1. 📘 Topic and Domain: The paper introduces ERNIE 5.0, a trillion-parameter autoregressive foundation model for unified multimodal understanding and generation across text, image, video, and audio.
2. 💡 Previous Research and New Ideas: Building on previous large language and vision-language models like ERNIE 4.5, Gemini, and GPT, the paper proposes training all modalities from scratch under a unified next-group-of-tokens prediction objective with ultra-sparse mixture-of-experts and novel elastic training paradigm.

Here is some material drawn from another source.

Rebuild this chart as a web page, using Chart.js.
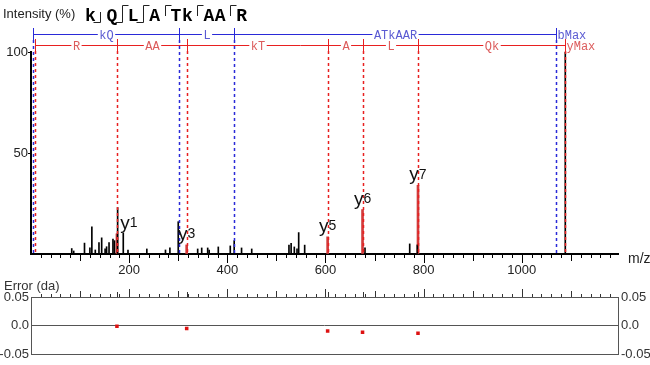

3. ❓ Problem: The paper aims to solve the limitation of existing multimodal models that decouple generation from understanding and rely on modality-specific components, which hinders deep cross-modal integration and forces trade-offs between multimodal capabilities and core language performance.
4. 🛠️ Methods: The authors use an ultra-sparse MoE architecture with modality-agnostic expert routing, elastic training for flexible deployment, unified multimodal reinforcement learning with techniques like unbiased replay buffer and multi-granularity importance sampling, and specialized tokenization strategies for each modality.
5. 📊 Results and Evaluation: ERNIE 5.0 achieves competitive or state-of-the-art performance across text, vision, and audio benchmarks, with elastic variants maintaining near-full performance using only 53.7% activated parameters, and demonstrates successful expert specialization patterns despite modality-agnostic routing.